Summer heat: At work, at home, in the yard or around your property

Summer heat can be more than uncomfortable: it can be a threat to your health and safety. This is particularly if your employees’ work takes them outdoors for long periods of time, or if the warehouse, kitchen or workshop don’t have proper circulation or temperature control.

Older adults and younger children can also be easily, adversely affected by the heat. Whatever your age, do not let the summer heat get the best of you.

Feeling thirsty means your body is on the road to dehydration. Do not wait until you are already dehydrated, especially if you are working or exercising outside in extreme heat.

Signs of Heat exhaustion

Heat exhaustion occurs when a person cannot sweat enough to cool the body, usually the result of not drinking enough fluids in hot weather. It generally develops when a person is working, playing or exercising outside in extreme heat. Here are some symptoms:

  • Dizziness, weakness, nausea, headache and vomiting
  • Blurry vision
  • Body temperature rising to 101 degrees Fahrenheit
  • Sweaty skin
  • Feeling hot and thirsty
  • Difficulty speaking

A person suffering from heat exhaustion must move to a cool place and drink plenty of water.

Signs of Heat Stroke

Heat stroke is the result of untreated heat exhaustion.

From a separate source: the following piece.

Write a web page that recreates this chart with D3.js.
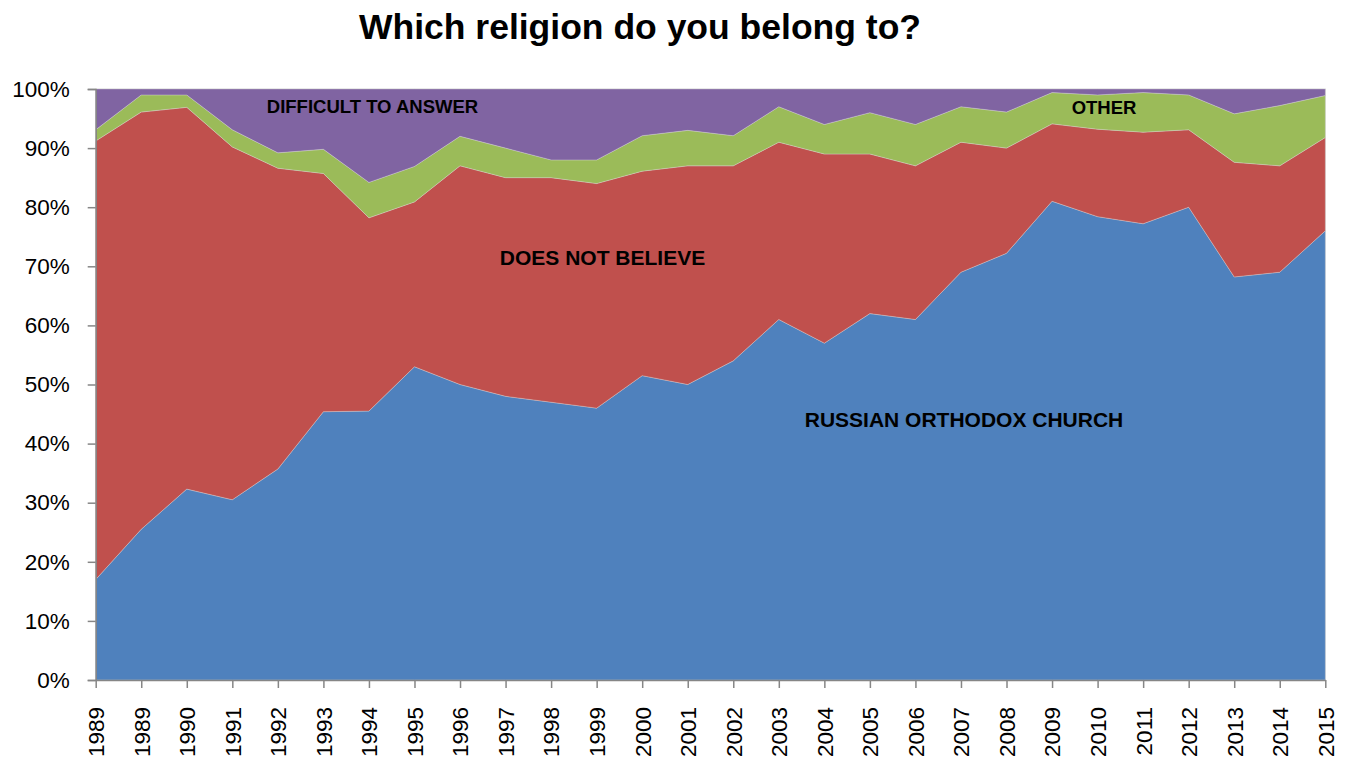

Here are some symptoms:

  • Sweating
  • Unawareness of heat and thirst
  • Body temperature rising rapidly to above 101°F
  • Confusion or delirium
  • Loss of consciousness or seizure

Heat stroke is a serious medical emergency that must be treated quickly by a trained professional. Until help arrives, cool the person by placing ice on the neck, armpits and groin. If the person is awake and able to swallow, give him or her fluids.

Tips for Staying Cool

Below are some tips for staying safe in the heat:

  • Make sure indoor work areas have proper air circulation with fans, air conditioning or open windows.
  • Drink plenty of water: In hot weather, drink enough to quench your thirst. The average adult needs eight 8-ounce glasses of water a day and more during heat spells.
  • Dress for the weather: When outside, wear lightweight clothing made of natural fabrics and a well-ventilated hat.
  • Stay inside if possible: Do errands and outside chores early or late in the day.
  • Eat light: Replace heavy or hot meals with lighter, refreshing foods.
  • Think cool! Take a cool shower or apply a cold compress to your pulse points. Try spending time indoors at an air-conditioned mall or movie theater.